The Hamming (7,4) code is a historically important example of a more efficient redundant code that encodes 4 information bits into a 7-bit codeword using 3 parity check bits. The 3 parity bits are placed at positions 1, 2, and 4 of the codeword; each parity bit covers a different subset of the information bit positions and is set to make the XOR of the covered bits equal to 0. The minimum Hamming distance of the (7,4) code is 3, enabling single-error correction and double-error detection (SECDED in its extended form). The code rate is 4/7 ≈ 0.57, significantly more efficient than a triple repetition code, while providing the same single-error correction capability. The parity check matrix H for the (7,4) Hamming code satisfies:
Reed-Solomon (RS) codes are a class of redundant codes that operate on symbols rather than individual bits, making them particularly effective against burst errors. An RS(n, k) code encodes k data symbols into n codeword symbols over a finite field GF(2^m), where each symbol consists of m bits. The minimum distance of an RS code is d_min = n − k + 1, the maximum possible distance for a code with these parameters (Reed-Solomon codes are maximum distance separable, or MDS, codes). An RS(255, 223) code, for example, uses 32 redundancy bytes to encode 223 data bytes into a 255-byte codeword, correcting up to 16 symbol errors per codeword regardless of the pattern of bit errors within each corrupted symbol. RS codes are used in CD-ROM error correction, QR codes, deep-space communication (the Voyager and Cassini probes), and RAID-6 storage systems.
Convolutional codes are a class of redundant codes that do not process information in discrete blocks but as a continuous stream, using a finite-state encoder with memory: the output symbols at any time depend not only on the current input bits but also on a number of preceding input bits. The constraint length K of a convolutional code specifies how many input bits the encoder remembers; the code rate is m/n, meaning m input bits generate n output bits at each step. Convolutional codes are decoded using the Viterbi algorithm, which finds the maximum likelihood transmitted sequence by dynamic programming through the encoder's state trellis. Combined with puncturing—selectively deleting some output bits to increase the code rate—convolutional codes provide efficient, flexible redundant coding for applications from cellular voice coding (GSM, CDMA) to satellite communication.
Turbo codes and low-density parity-check (LDPC) codes are modern capacity-approaching redundant coding schemes that use iterative decoding to achieve bit error rates within a fraction of a dB of the Shannon limit. Turbo codes use two parallel convolutional encoders connected by an interleaver, and the decoder iterates between two corresponding soft-output decoders, passing reliability information (extrinsic information) between them until the estimates converge. LDPC codes use sparse parity check matrices where each bit participates in only a small number of parity checks and each check involves only a small number of bits; the iterative belief propagation decoder passes probability messages along the edges of a bipartite factor graph connecting bits to checks. Both code families allow communication systems to approach the theoretical Shannon capacity limit, enabling the high spectral efficiency needed for modern broadband wireless (LTE, 5G) and satellite communication systems.

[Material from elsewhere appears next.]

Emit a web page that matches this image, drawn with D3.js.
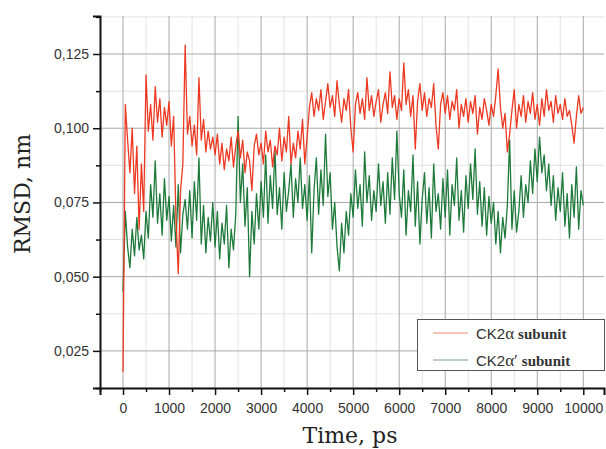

In human communication, redundant coding is ubiquitous and serves analogous functions to formal error-correcting codes. The use of check digits—a single calculated digit appended to identification numbers such as ISBN, IBAN, national identity numbers, and credit card numbers—is a simple form of redundant coding that allows immediate detection of the most common data entry errors (single digit transpositions, single-digit substitutions) at the cost of one extra symbol per number. Aviation and military communication protocols use phonetic alphabets (Alpha, Bravo, Charlie...) and number pronunciation conventions ("niner" for 9 to distinguish it from "no" and "five" from "nine") that are explicitly designed to be maximally distinct when spoken over noisy radio channels—a form of symbol-level redundant coding that increases the Hamming distance between acoustic representations of potentially confused symbols. Legal contracts use both formal and informal redundant language ("null and void," "cease and desist," "goods and chattels") partly as a historical artifact but also because the dual expression reduces the risk that one term alone will be misinterpreted due to technical ambiguity in legal interpretation.